Father Thomas Frederick Price
Cause for Canonization
Diocese of Raleigh Begins Compiling Information on Cause for Sainthood
Efforts are underway to compile specific information and unique documents that can assist in the Cause for Sainthood for Father Thomas Frederick Price, North Carolina's first native-born Catholic diocesan priest.
In March, Bishop Michael F. Burbidge was informed that the Diocese of Raleigh is being invited to join with Maryknoll in gathering testimonies concerning the reputation of Fr. Price, and any credible reports of favors or healing received though prayer for his intercession. Also sought are letters and other documents relative to Fr. Price. Persons having such information are requested to contact Fr. Michael Walsh, MM, Vice-Postulator of the Cause of Fr. Price, mwalsh@maryknoll.org, PO Box 305, Maryknoll, NY, 10545-0305.
The earliest informal investigations date from 1919. The participation of the Diocese of Raleigh began in 1947 under the late Bishop Vincent Waters. In 2002 the Maryknoll Society determined to renew its efforts in the canonization process, appointing Fr. Edward Dougherty,MM the official Postulator in Rome.

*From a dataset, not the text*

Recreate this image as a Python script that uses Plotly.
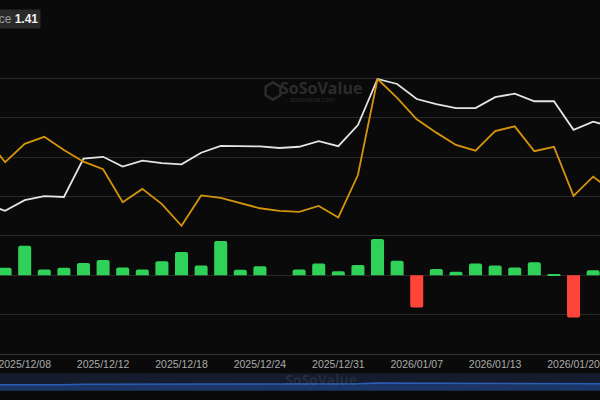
import plotly.graph_objects as go

# ---------------- data ----------------
dates = ["2025/12/04", "2025/12/05", "2025/12/08", "2025/12/09", "2025/12/10", "2025/12/11",
         "2025/12/12", "2025/12/15", "2025/12/16", "2025/12/17", "2025/12/18", "2025/12/19",
         "2025/12/22", "2025/12/23", "2025/12/24", "2025/12/26", "2025/12/29", "2025/12/30",
         "2025/12/31", "2026/01/02", "2026/01/05", "2026/01/06", "2026/01/07", "2026/01/08",
         "2026/01/09", "2026/01/12", "2026/01/13", "2026/01/14", "2026/01/15", "2026/01/16",
         "2026/01/20", "2026/01/21", "2026/01/22"]

# daily net inflow (US$ M)
net_inflow = [12.0, 9.5, 37.5, 7.5, 9.5, 15.5, 19.5, 10.0, 7.5, 18.0, 29.5, 12.5,
              43.5, 7.0, 11.5, 0.0, 7.5, 15.0, 5.0, 13.0, 46.0, 18.5, -40.8, 8.0,
              4.5, 15.0, 12.5, 10.0, 16.5, 1.5, -53.5, 6.5, 5.0]

# total net assets (US$ B)
total_assets = [1.278, 1.256, 1.290, 1.303, 1.300, 1.422, 1.428, 1.397, 1.416, 1.408, 1.404,
                1.441, 1.463, 1.463, 1.461, 1.456, 1.460, 1.478, 1.462, 1.529, 1.676, 1.660,
                1.612, 1.596, 1.583, 1.583, 1.618, 1.629, 1.605, 1.605, 1.514, 1.540, 1.523]

# price
price = [2.177, 2.083, 2.153, 2.180, 2.130, 2.085, 2.056, 1.930, 1.981, 1.923, 1.840,
         1.956, 1.947, 1.926, 1.907, 1.897, 1.893, 1.916, 1.872, 2.034, 2.401, 2.329,
         2.247, 2.196, 2.149, 2.127, 2.202, 2.220, 2.125, 2.142, 1.954, 2.028, 1.971]

tick_labels = ["2025/12/08", "2025/12/12", "2025/12/18", "2025/12/24",
               "2025/12/31", "2026/01/07", "2026/01/13", "2026/01/20"]

bar_colors = ["#30d158" if v >= 0 else "#ff453a" for v in net_inflow]

BG = "#0a0a0a"
FONT = "Liberation Sans, Arial, sans-serif"
XR = [0.74, 31.35]

fig = go.Figure()

fig.add_trace(go.Bar(x=dates, y=net_inflow, marker=dict(color=bar_colors, line=dict(width=0), cornerradius=2),
                     xaxis="x", yaxis="y", showlegend=False))
fig.add_trace(go.Scatter(x=dates, y=price, mode="lines", line=dict(color="#d4940e", width=1.8),
                         xaxis="x", yaxis="y3", showlegend=False))
fig.add_trace(go.Scatter(x=dates, y=total_assets, mode="lines", line=dict(color="#e4e4e4", width=1.8),
                         xaxis="x", yaxis="y2", showlegend=False))

# navigator
fig.add_trace(go.Scatter(x=dates, y=total_assets, mode="lines", fill="tozeroy",
                         fillcolor="#1b3566", line=dict(color="#2c5db5", width=1.5),
                         xaxis="x2", yaxis="y4", showlegend=False, hoverinfo="skip"))

def py(p):
    return (400 - p) / 360.0

fig.update_layout(
    width=600, height=400,
    margin=dict(l=0, r=0, t=40, b=0),
    paper_bgcolor=BG, plot_bgcolor=BG,
    font=dict(family=FONT, color="#a6a6a6", size=10.5),
    bargap=0.335,
    xaxis=dict(type="category", range=XR, domain=[0, 1], anchor="y",
               tickmode="array", tickvals=tick_labels, ticktext=tick_labels,
               showgrid=False, showline=True, linecolor="#333333", linewidth=1,
               ticks="", tickfont=dict(size=10.5, color="#ababab"), automargin=False,
               zeroline=False),
    yaxis=dict(domain=[py(354), 1], range=[-100, 299], dtick=50, tick0=0,
               showgrid=True, gridcolor="#282828", gridwidth=1, zeroline=False,
               showticklabels=False, ticks="", automargin=False),
    yaxis2=dict(overlaying="y", range=[0.80, 1.80], showgrid=False, zeroline=False,
                showticklabels=False, ticks="", automargin=False),
    yaxis3=dict(overlaying="y", range=[1.35, 2.55], showgrid=False, zeroline=False,
                showticklabels=False, ticks="", automargin=False),
    xaxis2=dict(type="category", range=XR, domain=[0, 1], anchor="y4", visible=False),
    yaxis4=dict(domain=[py(390.7), py(373.3)], range=[0, 3.8], visible=False),
)

# navigator background
fig.add_shape(type="rect", xref="paper", yref="paper", x0=0, x1=1,
              y0=py(390.7), y1=py(373.3), fillcolor="#141c2e", line=dict(width=0), layer="below")

# watermark icon (hexagon)
cx, cy, r = 273, 91, 8.5
pts = [(cx, cy - r), (cx + r * 0.87, cy - r / 2), (cx + r * 0.87, cy + r / 2),
       (cx, cy + r), (cx - r * 0.87, cy + r / 2), (cx - r * 0.87, cy - r / 2)]
path = "M " + " L ".join(f"{x/600:.4f},{py(y):.4f}" for x, y in pts) + " Z"
fig.add_shape(type="path", xref="paper", yref="paper", path=path,
              line=dict(color="#2c2c2c", width=2.5), fillcolor="rgba(0,0,0,0)")

fig.add_annotation(xref="paper", yref="paper", x=321 / 600, y=py(88), xanchor="center", yanchor="middle",
                   text="<b>SoSoValue</b>", showarrow=False,
                   font=dict(family="Open Sans, sans-serif", size=16, color="#2c2c2c"))
fig.add_annotation(xref="paper", yref="paper", x=312 / 600, y=py(100), xanchor="center", yanchor="middle",
                   text="sosovalue.com", showarrow=False,
                   font=dict(family="Open Sans, sans-serif", size=6.5, color="#2a2a2a"))
fig.add_annotation(xref="paper", yref="paper", x=321 / 600, y=py(379), xanchor="center", yanchor="middle",
                   text="<b>SoSoValue</b>", showarrow=False,
                   font=dict(family="Open Sans, sans-serif", size=14, color="rgba(160,170,190,0.13)"))

# cut tooltip box at top-left
fig.add_annotation(xref="paper", yref="paper", x=41 / 600, y=py(19.5), xanchor="right", yanchor="middle",
                   text="<span style='color:#9a9a9a'>Price</span> <b>1.41</b>", showarrow=False,
                   bgcolor="#2a2a2a", borderpad=2,
                   font=dict(family=FONT, size=12, color="#f0f0f0"))

fig.write_html("out.html", config={"displayModeBar": False},
               post_script="document.body.style.margin='0px';document.body.style.background='#0a0a0a';"
                           "document.documentElement.style.overflow='hidden';")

Father Price was born in Wilmington, North Carolina in 1860. His parents, Alfred and Clarissa, became friends of then Bishop, later Cardinal James Gibbons. When the Holy See made North Carolina a Vicariate Apostolic in 1868, it named St. Thomas Apostle Church in Wilmington the pro-cathedral. It was at that Church where Bishop Gibbons encouraged young Thomas Price to consider a vocation to the priesthood. He studied at St. Mary's Seminary in Baltimore and was ordained to the priesthood on June 20, 1886.
Within a few years of ordination, Father Price, infused with a zeal for evangelism, convinced Bishop Leo Haid, who had been appointed as vicar apostolic in North Carolina, to allow him to take the teaching of the Catholic Church statewide. The young priest did exactly that.
In 1897, Father Price created a national monthly magazine titled Truth. The cost for twelve issues was fifty-cents for Catholics and thirty-five cents for non-Catholics. He edited the magazine until1912, when he sold it to the Catholic Truth Society of New York.
In 1899, he established an orphanage at Nazareth, a small community near Raleigh, which cared for 100 children at any one time. The orphanage marked the beginning of what is now Catholic Charities in the Diocese.
Three years later, he began a preparatory school to train men for the domestic missions. He served as its Director until 1911. In 1911, Father Price's vision of spreading Catholicism was moving beyond the border of North Carolina. He joined with Father James A. Walsh in pursuing a dream the two men had of creating a foreign mission society. In 1912, he asked Cardinal Gibbons, who had become Archbishop of Baltimore, for permission to become a priest of Baltimore while he pursued creation of the American Catholic Foreign Mission Society, popularly known as Maryknoll. The request was granted.
The Vatican conferred full canonical status on the new Society in 1915. In 1918, Father Price accompanied the first three Maryknoll missionaries on their assignment to China. One year later, Father Price would die while in China of a ruptured appendix. His body was buried in China, but his heart was removed. He had requested that his heart be buried in Nevers, France, near the body of St. Bernadette. Father Price, who had devotion to the Blessed Virgin Mary and to St. Bernadette, had made several trips to Lourdes and Nevers. (His devotion to Mary began at a young age. In 1908, he began writing the Holy Mother a daily letter, sometimes as brief as a few sentences, sometimes longer, sharing with her the challenges and joys he encountered that day. There are a total of 3,087 letters that comprise what is called Father Price's Diary.)
In 1923, a French missioner returned to France with Father Price's heart and gave it to the sisters of St. Bernadette's religious order. It was placed in a niche in the wall near the saint's body. Father Price's body was exhumed in 1936 and returned to Maryknoll Cemetery in Ossining, New York. Today it lies in the crypt of the Maryknoll chapel.